THE PROBLEM>
For the data below, work out how many lines contain the word "this" and supply only that number.

STORED DATA>
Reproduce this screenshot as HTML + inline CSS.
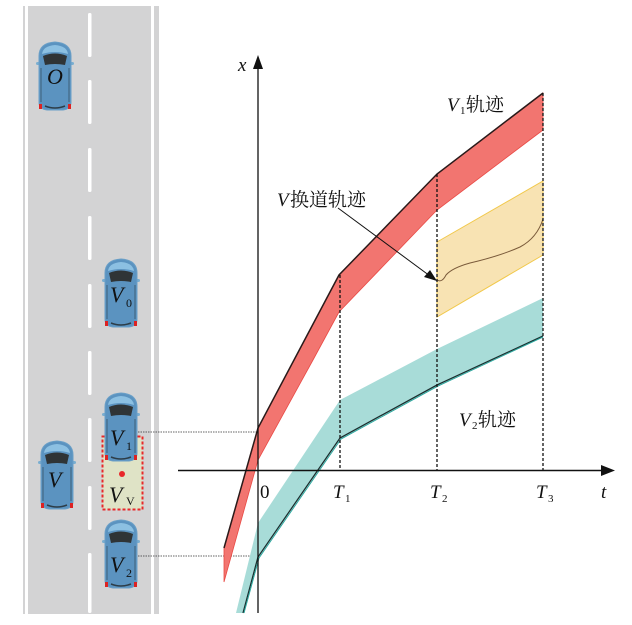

* * *

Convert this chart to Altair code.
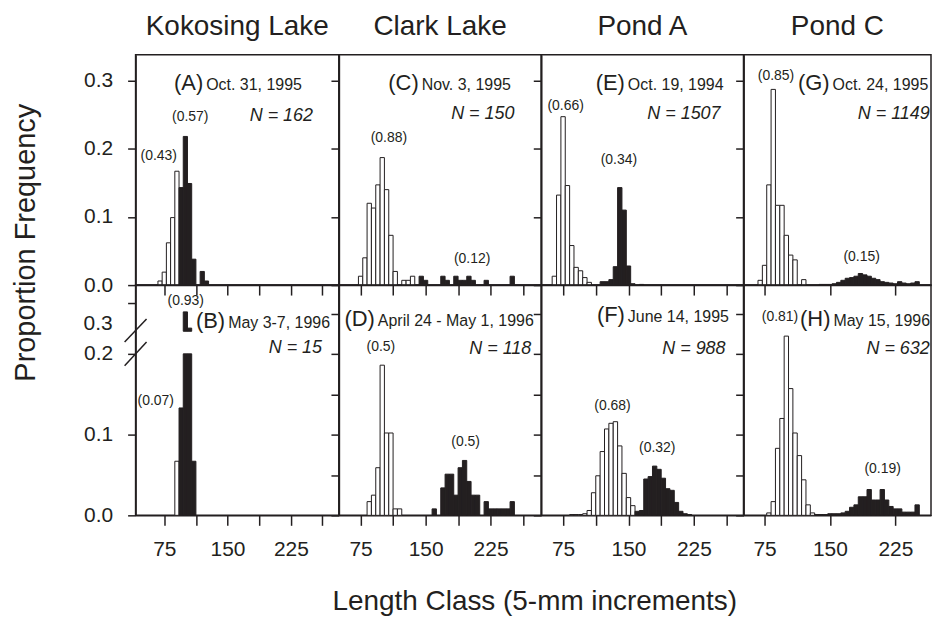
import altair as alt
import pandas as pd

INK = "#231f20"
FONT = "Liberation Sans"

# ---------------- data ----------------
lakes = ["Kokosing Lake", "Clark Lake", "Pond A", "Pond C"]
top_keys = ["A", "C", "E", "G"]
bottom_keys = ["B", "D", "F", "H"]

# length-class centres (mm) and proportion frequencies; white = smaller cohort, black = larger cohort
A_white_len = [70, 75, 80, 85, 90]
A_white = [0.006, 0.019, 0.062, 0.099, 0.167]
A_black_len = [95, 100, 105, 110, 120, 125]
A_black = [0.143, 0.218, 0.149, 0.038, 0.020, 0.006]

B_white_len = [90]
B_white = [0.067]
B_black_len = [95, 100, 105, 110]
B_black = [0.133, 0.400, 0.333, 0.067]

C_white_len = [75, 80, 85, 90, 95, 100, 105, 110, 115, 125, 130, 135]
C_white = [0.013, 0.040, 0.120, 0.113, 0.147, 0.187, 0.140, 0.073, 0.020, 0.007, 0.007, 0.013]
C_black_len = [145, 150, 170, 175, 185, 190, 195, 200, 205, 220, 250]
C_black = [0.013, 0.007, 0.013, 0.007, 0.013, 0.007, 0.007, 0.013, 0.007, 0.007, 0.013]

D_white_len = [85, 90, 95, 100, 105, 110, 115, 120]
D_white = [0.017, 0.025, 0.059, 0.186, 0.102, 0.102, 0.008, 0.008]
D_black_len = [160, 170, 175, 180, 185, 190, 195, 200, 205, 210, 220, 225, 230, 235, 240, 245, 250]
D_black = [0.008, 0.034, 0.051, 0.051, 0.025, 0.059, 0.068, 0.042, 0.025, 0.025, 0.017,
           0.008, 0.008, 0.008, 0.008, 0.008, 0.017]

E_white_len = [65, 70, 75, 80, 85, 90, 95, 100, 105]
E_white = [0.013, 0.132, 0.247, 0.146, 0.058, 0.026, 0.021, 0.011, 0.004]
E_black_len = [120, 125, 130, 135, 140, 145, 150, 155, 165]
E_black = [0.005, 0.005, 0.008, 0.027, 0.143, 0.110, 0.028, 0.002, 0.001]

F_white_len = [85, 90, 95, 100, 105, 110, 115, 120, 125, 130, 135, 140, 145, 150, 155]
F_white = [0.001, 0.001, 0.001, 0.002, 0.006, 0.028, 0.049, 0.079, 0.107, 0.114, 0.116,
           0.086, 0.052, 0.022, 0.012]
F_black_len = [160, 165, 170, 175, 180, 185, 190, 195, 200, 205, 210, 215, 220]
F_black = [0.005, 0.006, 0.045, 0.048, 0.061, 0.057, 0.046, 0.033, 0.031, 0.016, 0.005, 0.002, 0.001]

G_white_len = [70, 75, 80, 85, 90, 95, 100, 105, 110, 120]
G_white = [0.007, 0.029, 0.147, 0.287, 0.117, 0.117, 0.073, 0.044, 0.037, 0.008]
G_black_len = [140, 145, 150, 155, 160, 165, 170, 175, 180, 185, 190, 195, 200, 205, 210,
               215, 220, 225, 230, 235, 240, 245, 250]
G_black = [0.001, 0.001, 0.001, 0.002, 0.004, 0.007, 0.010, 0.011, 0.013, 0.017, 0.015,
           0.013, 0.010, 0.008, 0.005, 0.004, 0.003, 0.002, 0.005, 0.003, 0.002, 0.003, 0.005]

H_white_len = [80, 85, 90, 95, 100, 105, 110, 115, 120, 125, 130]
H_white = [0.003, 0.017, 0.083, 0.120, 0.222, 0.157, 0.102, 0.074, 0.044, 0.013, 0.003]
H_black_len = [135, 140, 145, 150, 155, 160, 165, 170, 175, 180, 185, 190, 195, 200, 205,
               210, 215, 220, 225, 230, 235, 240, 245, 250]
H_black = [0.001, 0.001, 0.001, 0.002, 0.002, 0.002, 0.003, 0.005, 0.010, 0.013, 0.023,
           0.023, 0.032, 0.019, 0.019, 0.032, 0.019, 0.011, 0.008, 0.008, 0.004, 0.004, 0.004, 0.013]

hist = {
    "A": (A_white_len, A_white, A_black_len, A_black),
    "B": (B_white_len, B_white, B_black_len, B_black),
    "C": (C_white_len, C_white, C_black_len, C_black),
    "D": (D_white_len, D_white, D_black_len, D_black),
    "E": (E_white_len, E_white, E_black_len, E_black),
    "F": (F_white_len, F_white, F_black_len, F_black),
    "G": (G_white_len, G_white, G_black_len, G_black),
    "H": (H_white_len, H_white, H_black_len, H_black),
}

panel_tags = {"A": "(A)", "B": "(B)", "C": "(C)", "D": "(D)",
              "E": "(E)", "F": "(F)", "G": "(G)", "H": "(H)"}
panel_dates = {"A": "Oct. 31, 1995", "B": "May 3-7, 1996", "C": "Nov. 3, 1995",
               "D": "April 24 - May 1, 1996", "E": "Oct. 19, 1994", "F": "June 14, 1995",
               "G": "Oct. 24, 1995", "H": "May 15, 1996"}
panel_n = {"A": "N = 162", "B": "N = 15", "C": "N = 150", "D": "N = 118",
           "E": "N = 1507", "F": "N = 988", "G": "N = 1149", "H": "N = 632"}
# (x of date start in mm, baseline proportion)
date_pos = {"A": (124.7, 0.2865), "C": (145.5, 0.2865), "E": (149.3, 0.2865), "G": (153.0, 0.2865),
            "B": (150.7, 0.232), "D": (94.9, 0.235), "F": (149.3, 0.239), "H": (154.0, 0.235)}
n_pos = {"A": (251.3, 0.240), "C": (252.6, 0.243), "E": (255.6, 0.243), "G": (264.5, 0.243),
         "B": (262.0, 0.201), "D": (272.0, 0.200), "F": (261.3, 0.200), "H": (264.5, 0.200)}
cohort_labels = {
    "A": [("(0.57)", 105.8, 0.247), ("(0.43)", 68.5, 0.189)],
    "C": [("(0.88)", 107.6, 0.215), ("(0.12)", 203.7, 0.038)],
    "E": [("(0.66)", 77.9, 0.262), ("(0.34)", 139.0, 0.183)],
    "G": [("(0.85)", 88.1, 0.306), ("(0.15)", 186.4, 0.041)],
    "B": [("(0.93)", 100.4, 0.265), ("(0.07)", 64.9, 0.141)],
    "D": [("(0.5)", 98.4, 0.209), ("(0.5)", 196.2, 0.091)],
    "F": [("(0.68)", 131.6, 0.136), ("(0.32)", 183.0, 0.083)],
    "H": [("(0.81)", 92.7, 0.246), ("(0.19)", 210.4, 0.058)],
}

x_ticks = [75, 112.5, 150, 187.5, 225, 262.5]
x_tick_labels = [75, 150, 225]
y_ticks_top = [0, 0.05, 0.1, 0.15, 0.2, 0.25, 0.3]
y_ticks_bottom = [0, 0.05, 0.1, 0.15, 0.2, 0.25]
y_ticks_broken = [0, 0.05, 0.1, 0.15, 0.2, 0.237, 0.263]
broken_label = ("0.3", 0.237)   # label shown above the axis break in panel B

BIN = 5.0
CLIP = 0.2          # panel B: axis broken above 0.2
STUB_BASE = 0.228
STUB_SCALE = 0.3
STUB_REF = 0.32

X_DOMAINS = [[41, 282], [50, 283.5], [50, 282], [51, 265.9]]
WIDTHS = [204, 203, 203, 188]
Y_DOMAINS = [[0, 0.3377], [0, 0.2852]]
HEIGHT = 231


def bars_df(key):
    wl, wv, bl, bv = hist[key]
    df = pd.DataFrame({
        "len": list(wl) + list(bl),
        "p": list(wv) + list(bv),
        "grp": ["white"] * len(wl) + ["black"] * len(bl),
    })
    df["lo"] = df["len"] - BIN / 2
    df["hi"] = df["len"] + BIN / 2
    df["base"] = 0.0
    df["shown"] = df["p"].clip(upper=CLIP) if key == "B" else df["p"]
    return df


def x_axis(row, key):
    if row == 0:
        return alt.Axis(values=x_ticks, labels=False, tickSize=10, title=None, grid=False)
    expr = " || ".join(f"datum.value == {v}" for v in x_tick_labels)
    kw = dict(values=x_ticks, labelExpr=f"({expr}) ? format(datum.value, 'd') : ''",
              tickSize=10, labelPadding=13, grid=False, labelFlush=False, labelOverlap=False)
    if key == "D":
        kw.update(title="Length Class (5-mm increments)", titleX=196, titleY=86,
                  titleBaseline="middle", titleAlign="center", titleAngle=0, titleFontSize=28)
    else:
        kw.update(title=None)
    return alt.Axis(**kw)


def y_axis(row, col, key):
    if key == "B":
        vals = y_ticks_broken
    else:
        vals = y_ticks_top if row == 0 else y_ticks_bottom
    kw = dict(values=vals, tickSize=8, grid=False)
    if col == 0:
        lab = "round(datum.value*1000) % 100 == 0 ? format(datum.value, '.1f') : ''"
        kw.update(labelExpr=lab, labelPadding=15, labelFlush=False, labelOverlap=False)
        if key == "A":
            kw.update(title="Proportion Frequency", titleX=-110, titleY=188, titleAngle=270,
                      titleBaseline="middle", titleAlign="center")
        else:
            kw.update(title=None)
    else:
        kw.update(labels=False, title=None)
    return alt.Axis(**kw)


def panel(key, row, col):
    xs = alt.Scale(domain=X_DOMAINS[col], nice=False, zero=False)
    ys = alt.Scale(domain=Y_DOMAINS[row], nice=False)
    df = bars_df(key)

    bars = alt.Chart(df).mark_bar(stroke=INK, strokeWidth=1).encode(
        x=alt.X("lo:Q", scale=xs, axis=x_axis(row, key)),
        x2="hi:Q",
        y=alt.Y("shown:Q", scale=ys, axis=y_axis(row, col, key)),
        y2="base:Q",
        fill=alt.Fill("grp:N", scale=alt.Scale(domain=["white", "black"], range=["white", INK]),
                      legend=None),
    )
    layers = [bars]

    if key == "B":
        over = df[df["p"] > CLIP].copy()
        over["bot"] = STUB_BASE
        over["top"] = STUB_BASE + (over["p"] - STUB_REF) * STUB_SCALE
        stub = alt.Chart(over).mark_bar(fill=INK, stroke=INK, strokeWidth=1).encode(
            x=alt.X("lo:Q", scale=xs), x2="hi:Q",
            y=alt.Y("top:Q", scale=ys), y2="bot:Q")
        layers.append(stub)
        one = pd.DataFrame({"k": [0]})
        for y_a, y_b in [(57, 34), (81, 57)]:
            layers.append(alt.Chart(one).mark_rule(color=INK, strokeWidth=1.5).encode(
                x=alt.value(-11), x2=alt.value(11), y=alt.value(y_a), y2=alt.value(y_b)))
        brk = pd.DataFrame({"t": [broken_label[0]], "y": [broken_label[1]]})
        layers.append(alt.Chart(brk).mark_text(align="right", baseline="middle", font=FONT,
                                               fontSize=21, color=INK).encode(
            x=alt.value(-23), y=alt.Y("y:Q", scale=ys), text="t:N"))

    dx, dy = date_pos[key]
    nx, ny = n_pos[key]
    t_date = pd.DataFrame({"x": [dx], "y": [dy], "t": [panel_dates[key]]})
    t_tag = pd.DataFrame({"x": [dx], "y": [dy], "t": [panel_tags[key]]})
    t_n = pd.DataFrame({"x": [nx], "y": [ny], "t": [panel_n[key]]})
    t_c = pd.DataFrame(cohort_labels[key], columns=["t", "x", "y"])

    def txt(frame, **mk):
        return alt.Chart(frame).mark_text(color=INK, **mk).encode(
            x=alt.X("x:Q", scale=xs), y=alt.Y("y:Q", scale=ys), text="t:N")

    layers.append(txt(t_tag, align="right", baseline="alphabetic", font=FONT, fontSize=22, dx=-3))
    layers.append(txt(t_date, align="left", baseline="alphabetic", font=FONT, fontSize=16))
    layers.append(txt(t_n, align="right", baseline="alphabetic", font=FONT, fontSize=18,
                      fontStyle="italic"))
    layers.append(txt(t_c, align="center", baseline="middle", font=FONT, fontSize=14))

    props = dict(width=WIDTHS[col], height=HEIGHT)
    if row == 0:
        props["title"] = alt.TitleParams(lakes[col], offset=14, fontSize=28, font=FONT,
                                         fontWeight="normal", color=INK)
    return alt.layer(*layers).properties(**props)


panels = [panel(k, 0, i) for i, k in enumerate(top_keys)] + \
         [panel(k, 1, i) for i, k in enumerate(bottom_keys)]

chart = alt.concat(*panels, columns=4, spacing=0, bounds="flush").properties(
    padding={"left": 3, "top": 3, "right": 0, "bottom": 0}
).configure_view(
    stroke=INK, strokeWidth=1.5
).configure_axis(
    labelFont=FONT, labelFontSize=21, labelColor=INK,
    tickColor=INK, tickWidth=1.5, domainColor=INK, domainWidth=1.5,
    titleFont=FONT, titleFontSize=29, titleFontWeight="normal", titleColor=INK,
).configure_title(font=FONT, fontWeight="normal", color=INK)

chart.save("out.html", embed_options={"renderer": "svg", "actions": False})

TASK OUTPUT>
2